24/10/2014 | domtotal.com
Enquanto escrevo essa coluna, escuto a música Shadows Fall. E devo confessar que já é tarde. Aliás, a noite me parece muito interessante para a produção. Com efeito, as sombras exercem grande fascínio, possivelmente por seus mistérios. Tem algo de textura na escuridão que a claridade mata. A sensação é de que o branco seja asséptico e o preto... Ah, o preto! Este é aveludado. À medida que adentro a noite, sinto que me cubro de silêncio, denso e negro. O corpo, mais cansado, fica sossegado nessas roupagens e as ideias pululam.
O encontro com a criatividade pede um traje a rigor. Talvez esse misto de lucidez e sonolência faça casar racionalidade e realidade onírica. De repente, no silêncio da noite, tudo faz um sentido absurdo! Talvez amanhã tudo o que escrevi me pareça hermético. Mas agora não. É preciso que eu me vista de noite para encontrar o sentido. A noite é dos poetas, coisa que eu não sou.
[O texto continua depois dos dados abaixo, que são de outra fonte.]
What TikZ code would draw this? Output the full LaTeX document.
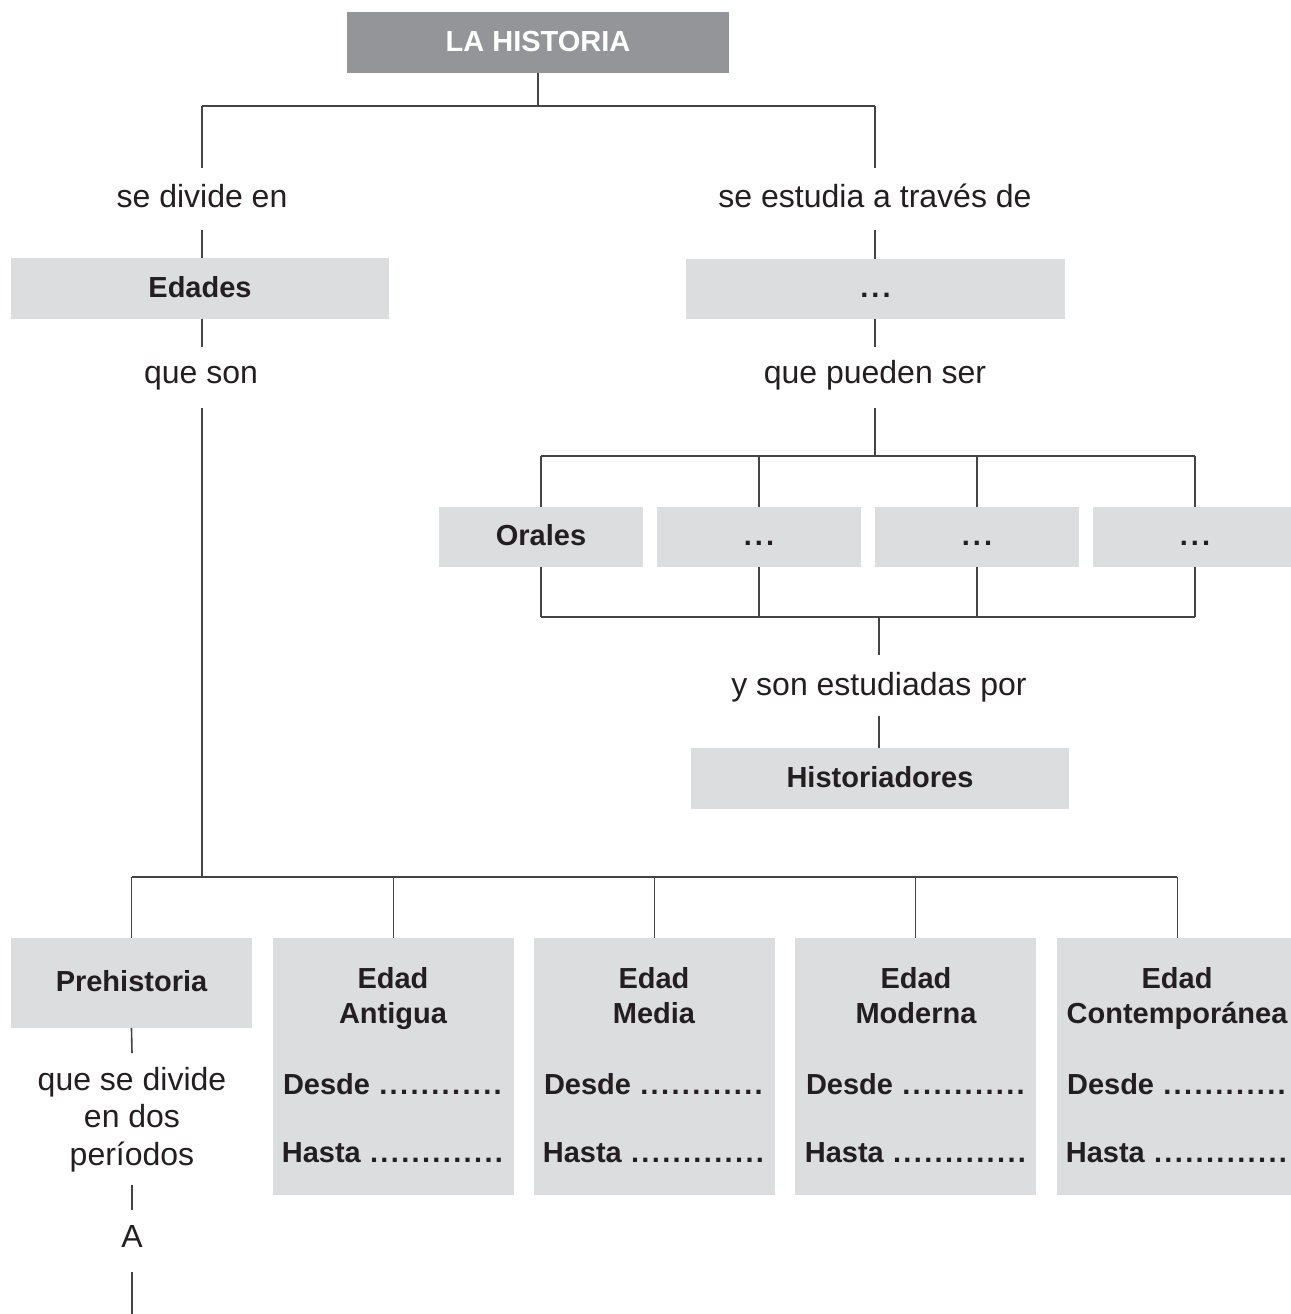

Mas amo os poetas e insisto em ficar na companhia deles. Hoje é Amálio Pinheiro, com o seu intenso Tempo Solto, da Ateliê Editorial que me acompanha. Agora toca Until the Shadows e o dragão que ganhei de aniversário faz com que eu me sinta vivo. A imagens abrigam memórias.
“Dentro de um beijo caminham coisas duras, como objetos com gosto de semanas” – leio no Tempo Solto. Vou me sentido a cada minuto mais finito, mais humano: o cansaço do corpo, o peso das pálpebras, a noite que cresce, a poesia, o dragão junto aos livros. Tudo isso irá com o tempo e só a memória terá um tal poder de ressurreição. O rememorado é corpo glorioso na história, cujo esplendor só se alcança desde as trevas do devir. A noite é, para o poeta, secular paixão. A vida segue em via crucis, de estação em estação (que também passarão). Mas nas imagens da memória brilham o passado e o porvir, escatologia estética. A gente precisa de arte para viver.
Para passar no tempo
Indico como experiência de temporalidade o grupo que me acompanha nessa noite, Random Forest, que pode ser ouvido em aplicativos como Deezer ou Spotify. Como leitura, o livro de poesias Tempo Solto, de Amálio Pinheiro, publicado em 2013 pela editora paulista Ateliê Editorial. Já nos dias 25 e 26 de Outubro, no Cine Theatro Brasil, o espetáculo Tríptico Samuel Beckett, com Nathalia Timberg, tratará também da temática do tempo. Na peça, infância, maturidade e velhice se imbricam no espaço mental de uma mulher, dando vida às questões abordadas pelos escritos de Samuel Beckett. À medida que o ano avança e a gente fica com a sensação de fim chegando, parece ser propício encarar o próprio ser temporal (enquanto há tempo).